Светлый фон

Перечитайте стихотворение «Мой народ». Любопытно, что большую часть жизни Бродский как раз измерял свой рост «на отшибе от леса» (смотрите последние строфы), – и, может быть, мерил его самим масштабом этого «отшиба»; но поэт имеет право на кратковременные заблуждения и «заячьи петли». Вопрос только в том, что это не заблуждение, а прорвавшееся глубокое убеждение: для Бродского масштаб – ключевое понятие («величие замысла»), а потому народ для него – серьезный аргумент. Он о нем думает и себя с ним соотносит.

То, что для Бродского русское было важнее и авторитетнее советского, совпадает с его регулярно отмечаемым (несмотря на цикл рождественских стихов) предпочтением Ветхого Завета Новому. Он говорил о том, что в христианстве ему видится нечто вроде торга – веди себя хорошо и будешь любезен Господу, тогда как Бог Ветхого Завета иррационален, карает и милует по собственным, непостижимым для человека критериям. Советское – продолжение традиций Просвещения, рациональных и даже, пожалуй, плоских с точки зрения архаики. Напротив, русское педалирует собственную иррациональность – отсюда и часто декларируемая любовь Бродского к Достоевскому, который рациональность считал проявлением лакейства.
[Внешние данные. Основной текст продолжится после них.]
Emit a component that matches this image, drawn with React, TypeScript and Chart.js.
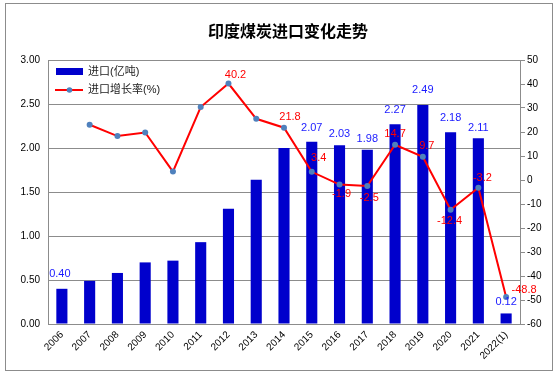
import React, { useEffect, useRef } from "react";
import { Chart, registerables } from "chart.js";

Chart.register(...registerables);

const titleText = "印度煤炭进口变化走势";
const categories = ["2006", "2007", "2008", "2009", "2010", "2011", "2012", "2013", "2014", "2015", "2016", "2017", "2018", "2019", "2020", "2021", "2022(1)"];
const importLabel = "进口(亿吨)";
const growthLabel = "进口增长率(%)";
const importVolume = [0.40, 0.49, 0.58, 0.70, 0.72, 0.93, 1.31, 1.64, 2.00, 2.07, 2.03, 1.98, 2.27, 2.49, 2.18, 2.11, 0.12];
const growthRate: (number | null)[] = [null, 23.0, 18.3, 19.8, 3.5, 30.4, 40.2, 25.5, 21.8, 3.4, -1.9, -2.5, 14.7, 9.7, -12.4, -3.2, -48.8];
const importLabelShown = [true, false, false, false, false, false, false, false, false, true, true, true, true, true, true, true, true];
const growthLabelShown = [false, false, false, false, false, false, true, false, true, true, true, true, true, true, true, true, true];

// label placement offsets (style only)
const importLabelOffset: [number, number][] = [[-2, -15], [0, -13], [0, -13], [0, -13], [0, -13], [0, -13], [0, -13], [0, -13], [0, -13], [0, -14], [0, -11], [0, -11], [0, -14], [0, -15], [0, -14], [0, -10], [0, -11]];
const growthLabelOffset: [number, number][] = [[0, 0], [0, 0], [0, 0], [0, 0], [0, 0], [0, 0], [7, -9], [0, 0], [6, -11], [7, -14], [2, 9], [2, 12], [0, -11], [4, -11], [-1, 11], [4, -10], [18, -7]];

const FONT = "'Liberation Sans', 'Noto Sans CJK SC', sans-serif";

const decorPlugin = {
  id: "decor",
  beforeDraw(chart: any) {
    const ctx = chart.ctx;
    ctx.save();
    ctx.fillStyle = "#ffffff";
    ctx.fillRect(0, 0, chart.width, chart.height);
    ctx.strokeStyle = "#8c8c8c";
    ctx.lineWidth = 1;
    ctx.strokeRect(5.5, 3.5, 547, 367);
    ctx.fillStyle = "#000000";
    ctx.font = `bold 16px 'Noto Sans CJK SC', sans-serif`;
    ctx.textAlign = "center";
    ctx.textBaseline = "middle";
    ctx.fillText(titleText, 288, 31);
    ctx.restore();
  },
  afterDatasetsDraw(chart: any) {
    const ctx = chart.ctx;
    ctx.save();
    ctx.font = `11px ${FONT}`;
    ctx.textAlign = "center";
    ctx.textBaseline = "middle";
    const barMeta = chart.getDatasetMeta(0);
    barMeta.data.forEach((el: any, i: number) => {
      if (!importLabelShown[i]) return;
      const [dx, dy] = importLabelOffset[i];
      ctx.fillStyle = "#1a1aff";
      ctx.fillText(importVolume[i].toFixed(2), el.x + dx, el.y + dy);
    });
    const lineMeta = chart.getDatasetMeta(1);
    lineMeta.data.forEach((el: any, i: number) => {
      const v = growthRate[i];
      if (!growthLabelShown[i] || v === null) return;
      const [dx, dy] = growthLabelOffset[i];
      ctx.fillStyle = "#ff0000";
      ctx.fillText(v.toFixed(1), el.x + dx, el.y + dy);
    });

    // legend
    ctx.fillStyle = "#0000cc";
    ctx.fillRect(56, 68, 27, 7);
    ctx.strokeStyle = "#ff0000";
    ctx.lineWidth = 2;
    ctx.beginPath();
    ctx.moveTo(55, 90);
    ctx.lineTo(83, 90);
    ctx.stroke();
    ctx.fillStyle = "#4f81bd";
    ctx.beginPath();
    ctx.arc(69.5, 90, 2.8, 0, Math.PI * 2);
    ctx.fill();
    ctx.fillStyle = "#222222";
    ctx.textAlign = "left";
    ctx.font = `11px ${FONT}`;
    ctx.fillText(importLabel, 88, 72);
    ctx.fillText(growthLabel, 88, 90);
    ctx.restore();
  },
};

export default function App() {
  const ref = useRef<HTMLCanvasElement>(null);
  useEffect(() => {
    document.body.style.margin = "0";
    if (!ref.current) return;
    const chart = new Chart(ref.current, {
      type: "bar",
      data: {
        labels: categories,
        datasets: [
          {
            type: "bar",
            label: importLabel,
            data: importVolume,
            backgroundColor: "#0000cc",
            borderWidth: 0,
            barPercentage: 0.4,
            categoryPercentage: 1,
            yAxisID: "y",
            order: 2,
          },
          {
            type: "line",
            label: growthLabel,
            data: growthRate as any,
            borderColor: "#ff0000",
            borderWidth: 2,
            pointBackgroundColor: "#4f81bd",
            pointBorderColor: "#4f81bd",
            pointBorderWidth: 0,
            pointRadius: 3,
            tension: 0,
            yAxisID: "y1",
            order: 1,
          },
        ],
      },
      options: {
        responsive: false,
        animation: false,
        layout: { padding: { top: 60, left: 0, right: 0, bottom: 0 } },
        plugins: { legend: { display: false }, tooltip: { enabled: false }, title: { display: false } },
        scales: {
          x: {
            grid: { display: false, drawTicks: false },
            border: { color: "#8c8c8c" },
            ticks: {
              color: "#000",
              font: { family: FONT, size: 10 },
              minRotation: 45,
              maxRotation: 45,
              padding: 5,
              autoSkip: false,
            },
            afterFit: (s: any) => { s.height = 53; },
          },
          y: {
            position: "left",
            min: 0,
            max: 3,
            ticks: {
              stepSize: 0.5,
              color: "#000",
              font: { family: FONT, size: 10 },
              padding: 8,
              callback: (v: any) => Number(v).toFixed(2),
            },
            grid: { color: "#8c8c8c", drawTicks: false },
            border: { color: "#8c8c8c" },
            afterFit: (s: any) => { s.width = 48; },
          },
          y1: {
            position: "right",
            min: -60,
            max: 50,
            ticks: {
              stepSize: 10,
              color: "#000",
              font: { family: FONT, size: 10 },
              padding: 2,
            },
            grid: { drawOnChartArea: false, drawTicks: true, tickLength: 5, tickColor: "#8c8c8c" },
            border: { color: "#8c8c8c" },
            afterFit: (s: any) => { s.width = 40; },
          },
        },
      },
      plugins: [decorPlugin],
    });
    return () => chart.destroy();
  }, []);
  return (
    <div style={{ width: 560, height: 377 }}>
      <canvas ref={ref} width={560} height={377} />
    </div>
  );
}
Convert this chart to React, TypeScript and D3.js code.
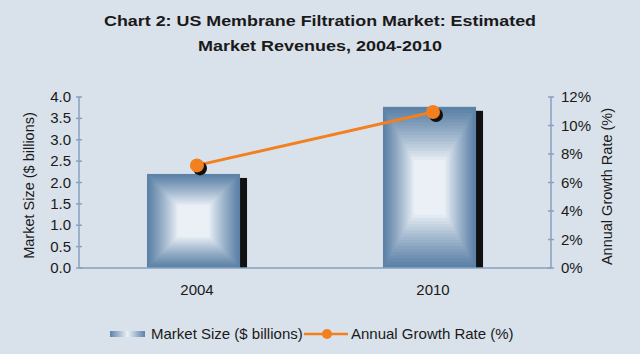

Надо иметь в виду, как заметил проницательный культуролог, что «русское» образца шестидесятых – не совсем то, с которым мы расстались в 1917 году, – хотя и тогда оно уже, прямо скажем, подгнивало. «Русское» 1960-х годов, взятое на вооружение деревенщиками, «тихими лириками», поэтами круга Кожинова и политиками круга комсомольского секретаря С. Павлова, – это русское, полежавшее под советским, обретшее черты истинно Достоевской «подпольности» и болезненной обидчивости, сентиментальности в сочетании с агрессией. Но психологически этот тип личности Бродскому как раз ближе – потому что в его любовной лирике как раз присутствуют эта сентиментальность и агрессия, сочетание odi et amo, самоумаление и самооправдание. Ресентимент, как его определяет Ницше в работе «К генеалогии морали», может распространяться не только на отношения с Родиной или внешним миром, но и на вещи совершенно неполитические, вроде любви и ревности; и этот набор эмоций был Бродскому присущ давно, задолго до стихотворения «На независимость Украины», написанного именно с позиций мужской обиды после ухода ветреной возлюбленной, обязанной нам, понятное дело, всем.

 

 

Книга в малой серии «ЖЗЛ», написанная Владимиром Бондаренко и снабженная предисловием Юнны Мориц, тоже не справилась бы с производством Бродского в имперские классики… если бы не помощь самого поэта. Очень многое в поэтике и биографии Бродского подразумевало именно такую реакцию. Возможно, что сам он был бы в ужасе от такой идентификации, но, может, ему бы это даже польстило – он любил всякие авантюры и с равным презрением отзывался как о консерваторах, так и о либералах. Отдельный вопрос – насколько поэт отвечает за своих поклонников (чаще всего противных, как любой фанат), но Бродского с русским миром роднит весьма многое. Пожалуй, большее – и более значительное, – чем с либералами. А что он еврей – так он, во-первых, сам говаривал, что он плохой еврей, и потом – они теперь и евреев берут: «Хватай любого, / Будь он даже брянский волк». Разобраться в имперских и – более того – почвеннических корнях поэтики Бродского давно пора, никак не посягая на его масштаб, но и не преувеличивая его: сегодня уже ясно, что он достойный представитель своего поколения, в одном ряду с той же Мориц, Кушнером, Чухонцевым, Евтушенко (хотят они оба такого контекста или нет), Вознесенским и Юрием Кузнецовым.